Set task
Drop every picture, then transcribe the remaining data exactly.

Source data
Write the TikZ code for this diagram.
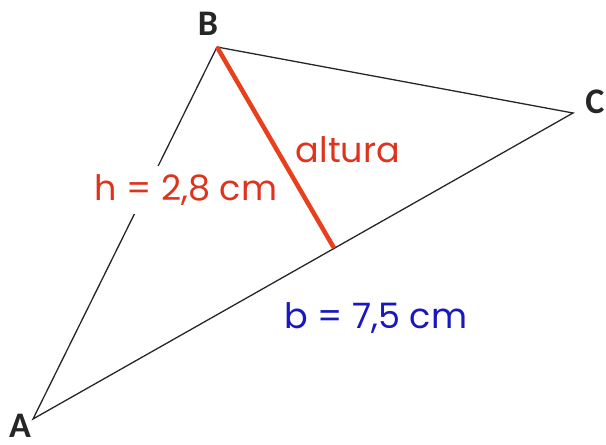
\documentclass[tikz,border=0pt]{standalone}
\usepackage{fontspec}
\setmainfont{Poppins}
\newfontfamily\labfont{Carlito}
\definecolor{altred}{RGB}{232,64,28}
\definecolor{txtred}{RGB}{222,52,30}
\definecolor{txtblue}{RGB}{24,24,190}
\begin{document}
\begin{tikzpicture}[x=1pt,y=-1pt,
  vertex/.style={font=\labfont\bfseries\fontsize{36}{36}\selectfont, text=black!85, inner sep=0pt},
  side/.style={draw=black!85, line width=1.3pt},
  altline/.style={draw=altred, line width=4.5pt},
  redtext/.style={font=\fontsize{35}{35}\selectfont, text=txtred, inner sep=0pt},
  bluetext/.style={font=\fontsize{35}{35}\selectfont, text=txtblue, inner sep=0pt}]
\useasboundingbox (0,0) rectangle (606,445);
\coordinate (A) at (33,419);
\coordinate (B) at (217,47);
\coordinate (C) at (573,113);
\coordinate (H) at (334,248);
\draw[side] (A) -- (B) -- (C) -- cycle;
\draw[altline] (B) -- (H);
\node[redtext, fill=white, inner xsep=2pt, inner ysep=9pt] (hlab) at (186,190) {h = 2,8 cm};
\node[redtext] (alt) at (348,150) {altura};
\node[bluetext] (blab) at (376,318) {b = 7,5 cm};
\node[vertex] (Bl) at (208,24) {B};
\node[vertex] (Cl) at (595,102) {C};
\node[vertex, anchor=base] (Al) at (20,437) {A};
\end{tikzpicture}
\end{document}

Solution
Write the TikZ code for this diagram.
\documentclass[tikz,border=0pt]{standalone}
\usepackage{fontspec}
\setmainfont{Poppins}
\newfontfamily\labfont{Carlito}
\definecolor{altred}{RGB}{232,64,28}
\definecolor{txtred}{RGB}{222,52,30}
\definecolor{txtblue}{RGB}{24,24,190}
\begin{document}
\begin{tikzpicture}[x=1pt,y=-1pt,
  vertex/.style={font=\labfont\bfseries\fontsize{36}{36}\selectfont, text=black!85, inner sep=0pt},
  side/.style={draw=black!85, line width=1.3pt},
  altline/.style={draw=altred, line width=4.5pt},
  redtext/.style={font=\fontsize{35}{35}\selectfont, text=txtred, inner sep=0pt},
  bluetext/.style={font=\fontsize{35}{35}\selectfont, text=txtblue, inner sep=0pt}]
\useasboundingbox (0,0) rectangle (606,445);
\coordinate (A) at (33,419);
\coordinate (B) at (217,47);
\coordinate (C) at (573,113);
\coordinate (H) at (334,248);
\draw[side] (A) -- (B) -- (C) -- cycle;
\draw[altline] (B) -- (H);
\node[redtext, fill=white, inner xsep=2pt, inner ysep=9pt] (hlab) at (186,190) {h = 2,8 cm};
\node[redtext] (alt) at (348,150) {altura};
\node[bluetext] (blab) at (376,318) {b = 7,5 cm};
\node[vertex] (Bl) at (208,24) {B};
\node[vertex] (Cl) at (595,102) {C};
\node[vertex, anchor=base] (Al) at (20,437) {A};
\end{tikzpicture}
\end{document}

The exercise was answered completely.